Laura and I enjoy watching The Box, it is a very good show, much better than most people would think. It is in many ways quite modern and quite 'meta'. The Box is as you know a show about a television station, and it circulates a lot of the stories and rumours about various tv stars of the period (up to the mid-1970s) with a generous dose of romantic/sexual drama. Some of the characters are clearly, winking-at-the-camera, modelled on actual people. Sir Henry is an amalgam of Reg Ansett and Frank Packer, two television magnates of the period (probably more Ansett as Sir Henry is an industrialist with a rather blunt appreciation of television, rather than a mogul with media consciousness). Gary Bourke is, yes, Irish (like Dave Allen, I suppose, whose tv career started in Australia) but he's more like Graham Kennedy (certainly when it comes to payola scandals etc and over-riffing on products to the delight of particular sponsors, not when it comes to being secretly gay which so far he doesn't appear to be). There are probably others lost in the mists of time, I am sure Vicki Stafford is modelled on someone.

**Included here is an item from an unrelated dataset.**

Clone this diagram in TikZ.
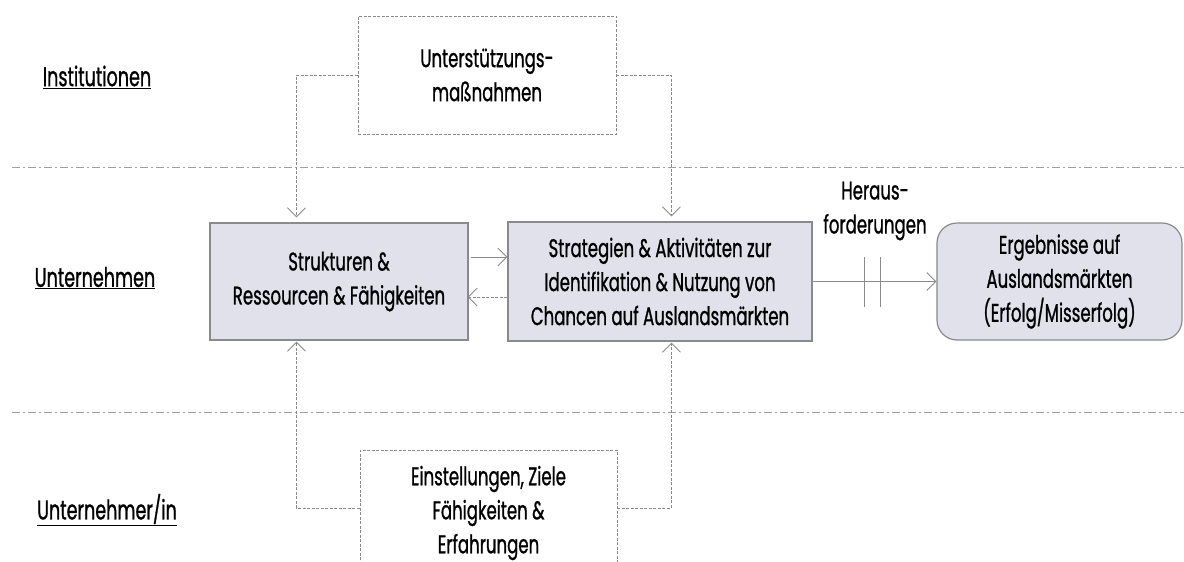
\documentclass[tikz,border=0pt]{standalone}
\usepackage{fontspec}
\setmainfont[FakeStretch=0.65, FakeBold=0.9]{Poppins}
\usetikzlibrary{arrows.meta}
\definecolor{boxfill}{HTML}{E1E1EC}
\definecolor{lin}{HTML}{8A8A8A}
\tikzset{
  solidbox/.style={draw=lin, line width=1.2pt, fill=boxfill, align=center, font=\fontsize{25.5}{34}\selectfont, inner sep=0pt},
  dashbox/.style={draw=lin, line width=0.9pt, dash pattern=on 3pt off 1.5pt, align=center, font=\fontsize{25.5}{34}\selectfont, inner sep=0pt},
  arrowtip/.style={-{Straight Barb[length=9pt,width=18pt,line width=0.9pt]}},
  sconn/.style={draw=lin, line width=1pt, arrowtip},
  dconn/.style={draw=lin, line width=0.9pt, dash pattern=on 3pt off 1.5pt, arrowtip},
  sep/.style={draw=lin!80, line width=0.9pt, dash pattern=on 8pt off 3pt on 2pt off 3pt},
  lbl/.style={font=\fontsize{27}{30}\selectfont, inner sep=0pt},
}
\begin{document}
\begin{tikzpicture}[x=1pt,y=-1pt]
\clip (0,0) rectangle (1184,562);
\fill[white] (0,0) rectangle (1184,562);
% separators
\draw[sep] (12,167) -- (1184,167);
\draw[sep] (12,412) -- (1184,412);
% row labels
\node[lbl] (linst) at (97,77) {\underline{Institutionen}};
\node[lbl] (lunt) at (95,278) {\underline{Unternehmen}};
\node[lbl] (luntin) at (107,510) {\underline{Unternehmer/in}};
% boxes
\node[dashbox, minimum width=258pt, minimum height=118pt] (top) at (487,75) {Unterstützungs-\\maßnahmen};
\node[solidbox, minimum width=258pt, minimum height=117pt] (strukt) at (339,281.5) {Strukturen \&\\Ressourcen \& Fähigkeiten};
\node[solidbox, minimum width=304pt, minimum height=119pt] (strat) at (660,281.5) {Strategien \& Aktivitäten zur\\Identifikation \& Nutzung von\\Chancen auf Auslandsmärkten};
\node[solidbox, rounded corners=20pt, minimum width=245pt, minimum height=117pt] (erg) at (1059.5,281.5) {Ergebnisse auf\\Auslandsmärkten\\(Erfolg/Misserfolg)};
\node[dashbox, minimum width=257pt, minimum height=126pt] (bot) at (488.5,513) {Einstellungen, Ziele\\Fähigkeiten \&\\Erfahrungen};
\node[font=\fontsize{25.5}{34}\selectfont, align=center, inner sep=0pt] (her) at (875,211) {Heraus-\\forderungen};
% connectors
\draw[dconn] (top.west) -| ([xshift=87pt,yshift=5pt]strukt.north west);
\draw[dconn] (top.east) -| ([xshift=164pt,yshift=5pt]strat.north west);
\draw[dconn] (bot.west |- 0,508) -| ([xshift=87pt,yshift=-1pt]strukt.south west);
\draw[dconn] (bot.east |- 0,508) -| ([xshift=164pt,yshift=-1pt]strat.south west);
\draw[sconn] ([xshift=2pt,yshift=24.5pt]strukt.east) -- ([yshift=24.5pt]strat.west);
\draw[dconn] ([yshift=-15.5pt]strat.west) -- ([xshift=-1pt,yshift=-15.5pt]strukt.east);
\draw[sconn] (strat.east) -- (erg.west);
% interruption bars
\draw[draw=lin, line width=1pt] (864,257) -- (864,307) (880,257) -- (880,307);
\end{tikzpicture}
\end{document}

The first half of 1974 was a mindfuck for Blundell I'm sure as he was a megastar with Alvin Purple then appearing most nights of the week on The Box as Don Cook. I think the Don Cook character is incredible, very nuanced, he's a complete charlatan, messing two women around and becoming engaged to both and it's only happenstance that they don't come into contact with each other, the anxiety is palpable. In his memoir Blundell has apparently forgotten entirely the kind of character DC was, as he just says he was a womaniser, which is barely true or at least, he probably was a young man about town (that's how he got Barbie knocked up) but we don't then see him bedding any babes thereafter aside from Cathy who he is pretty reluctant to sleep with but does because he's so weak.
So for us, 51 years later, Don and Barbie have gone (to Sydney) but Judy, Kaye and Susie are all still in the show. Susie is not such a prominent character that she can't leave without too much fanfare, but Judy and Kaye are pretty important and will make a splash when they go. Interested to see what happens next.
* I don't know how this pans out but according to IMDB I'm right that Don leaves the show a couple of episodes before Susie shows up, but he does come back later, like, 36 episodes later. Since Susie is in 63 episodes they must overlap at some point. Also, perhaps I'm wrong about Blundell's typification of the character, since he has another 161-220 to be even more of an Alvin Purplesque cad in.